ちなみに、本人が会社に申し出をしなければ、雇用保険加入とならない。労働時間を合算するすべての会社に「労働時間を合算すると20時間を超えるから、雇用保険に加入したい」と忘れずに伝えよう。「A社」「B社」の2社で働いている場合は、その両方で雇用保険に加入することとなる。

「65歳以上で雇用保険に加入していると、離職時に高年齢求職者給付金(65歳未満の基本手当にあたるもの)が支払われますが、辞めた会社の分だけです。先ほどの例の『A社』を辞めた場合、『A社』の賃金をもとに算出された給付金だけが支払われます。また、90~360日間支給される現役世代とは違い、65歳以上は一時金での支給になります。そして、離職した場合は、『B社』だけでは労働時間が週20時間を超えないため、雇用保険から外れることになります」

高齢者が働きやすい環境を作るための改正

「2022年の雇用保険法の改正は、2021年4月に努力義務化された『70歳までの就業機会の確保』と関連している」と、川部さんは話す。

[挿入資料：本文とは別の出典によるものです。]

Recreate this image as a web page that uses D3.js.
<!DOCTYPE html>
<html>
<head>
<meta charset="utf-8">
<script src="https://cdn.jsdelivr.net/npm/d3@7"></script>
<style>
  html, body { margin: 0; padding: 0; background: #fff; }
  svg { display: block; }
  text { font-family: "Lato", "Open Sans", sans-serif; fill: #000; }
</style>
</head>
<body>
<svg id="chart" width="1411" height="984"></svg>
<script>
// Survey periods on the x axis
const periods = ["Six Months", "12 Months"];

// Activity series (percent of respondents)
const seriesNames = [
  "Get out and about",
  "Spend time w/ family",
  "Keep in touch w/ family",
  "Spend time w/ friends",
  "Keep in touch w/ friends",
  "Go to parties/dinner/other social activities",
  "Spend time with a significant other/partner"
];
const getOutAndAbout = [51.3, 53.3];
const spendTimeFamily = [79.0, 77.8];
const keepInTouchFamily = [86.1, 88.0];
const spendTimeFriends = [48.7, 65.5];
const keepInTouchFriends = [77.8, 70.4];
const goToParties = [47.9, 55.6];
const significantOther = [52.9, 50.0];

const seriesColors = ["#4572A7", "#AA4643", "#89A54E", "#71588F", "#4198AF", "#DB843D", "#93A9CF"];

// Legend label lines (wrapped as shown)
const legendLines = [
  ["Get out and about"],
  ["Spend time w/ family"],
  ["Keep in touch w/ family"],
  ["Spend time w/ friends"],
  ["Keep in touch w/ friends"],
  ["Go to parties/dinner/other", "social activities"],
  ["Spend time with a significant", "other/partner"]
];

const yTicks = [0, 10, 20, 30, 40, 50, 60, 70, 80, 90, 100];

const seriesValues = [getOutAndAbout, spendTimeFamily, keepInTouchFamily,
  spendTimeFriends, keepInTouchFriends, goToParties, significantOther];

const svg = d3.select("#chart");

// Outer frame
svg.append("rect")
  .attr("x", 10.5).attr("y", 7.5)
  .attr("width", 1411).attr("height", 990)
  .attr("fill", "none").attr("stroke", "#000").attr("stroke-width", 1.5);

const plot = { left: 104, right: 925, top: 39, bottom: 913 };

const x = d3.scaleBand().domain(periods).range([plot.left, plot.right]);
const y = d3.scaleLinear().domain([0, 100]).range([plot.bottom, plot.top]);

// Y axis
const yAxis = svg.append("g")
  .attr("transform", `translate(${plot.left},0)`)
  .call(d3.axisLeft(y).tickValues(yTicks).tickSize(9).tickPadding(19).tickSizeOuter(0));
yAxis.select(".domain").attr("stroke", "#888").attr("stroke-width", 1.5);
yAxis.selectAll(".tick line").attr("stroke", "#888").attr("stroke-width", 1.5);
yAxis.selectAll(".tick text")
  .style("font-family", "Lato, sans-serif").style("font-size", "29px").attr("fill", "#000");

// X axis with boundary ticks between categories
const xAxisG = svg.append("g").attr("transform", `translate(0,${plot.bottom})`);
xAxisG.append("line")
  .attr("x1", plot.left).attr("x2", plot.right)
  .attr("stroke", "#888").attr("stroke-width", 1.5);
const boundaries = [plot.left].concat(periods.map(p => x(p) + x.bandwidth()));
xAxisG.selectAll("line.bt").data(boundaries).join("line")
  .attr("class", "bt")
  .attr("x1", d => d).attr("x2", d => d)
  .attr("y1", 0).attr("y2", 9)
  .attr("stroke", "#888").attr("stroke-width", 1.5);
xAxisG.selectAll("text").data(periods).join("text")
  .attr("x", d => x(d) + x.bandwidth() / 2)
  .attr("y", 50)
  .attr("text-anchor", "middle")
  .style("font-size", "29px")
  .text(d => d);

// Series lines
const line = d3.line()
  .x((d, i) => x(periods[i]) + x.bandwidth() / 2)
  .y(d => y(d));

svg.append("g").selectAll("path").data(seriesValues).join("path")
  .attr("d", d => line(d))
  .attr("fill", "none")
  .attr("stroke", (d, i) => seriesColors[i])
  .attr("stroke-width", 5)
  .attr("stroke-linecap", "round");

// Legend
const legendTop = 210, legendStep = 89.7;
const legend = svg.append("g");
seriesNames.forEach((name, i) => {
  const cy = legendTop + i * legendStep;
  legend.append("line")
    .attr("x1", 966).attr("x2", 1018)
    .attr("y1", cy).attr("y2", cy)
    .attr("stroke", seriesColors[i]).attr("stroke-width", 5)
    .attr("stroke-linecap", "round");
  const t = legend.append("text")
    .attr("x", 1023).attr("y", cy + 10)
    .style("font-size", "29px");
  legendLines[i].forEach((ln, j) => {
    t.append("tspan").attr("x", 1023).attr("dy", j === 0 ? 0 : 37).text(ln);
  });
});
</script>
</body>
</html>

「70歳までの就業機会の確保」とは、企業が下記のいずれかの措置を講じるように努める必要があるとするもの。

(1)70歳までの定年引き上げ
(2)定年制の廃止
(3)70歳までの継続雇用制度(再雇用制度・勤務延長制度)の導入
(4)70歳まで継続的に業務委託契約を締結する制度の導入
(5)70歳まで継続的に以下の事業に従事できる制度の導入
a.事業主が自ら実施する社会貢献事業
b.事業主が委託、出資(資金提供)等する団体が行う社会貢献事業

「『就業機会の確保』は65歳から70歳に引き上げられました。それに伴うように雇用保険法も改正されるのは、高齢者も働きやすい環境を整える狙いがあると考えられます。現在の60代の皆さんは、『働きたい』と言っている方が多い印象です。働く理由は金銭的なことだけでなく、社会に必要とされることや日々出かける場所ができることが生きる活力になるから、という面もあるでしょう」

これから60代に突入するプレシニア世代も把握しておくべき改正点といえるだろう。老後の計画を立てる際に、労働について考えるきっかけにもなりそうだ。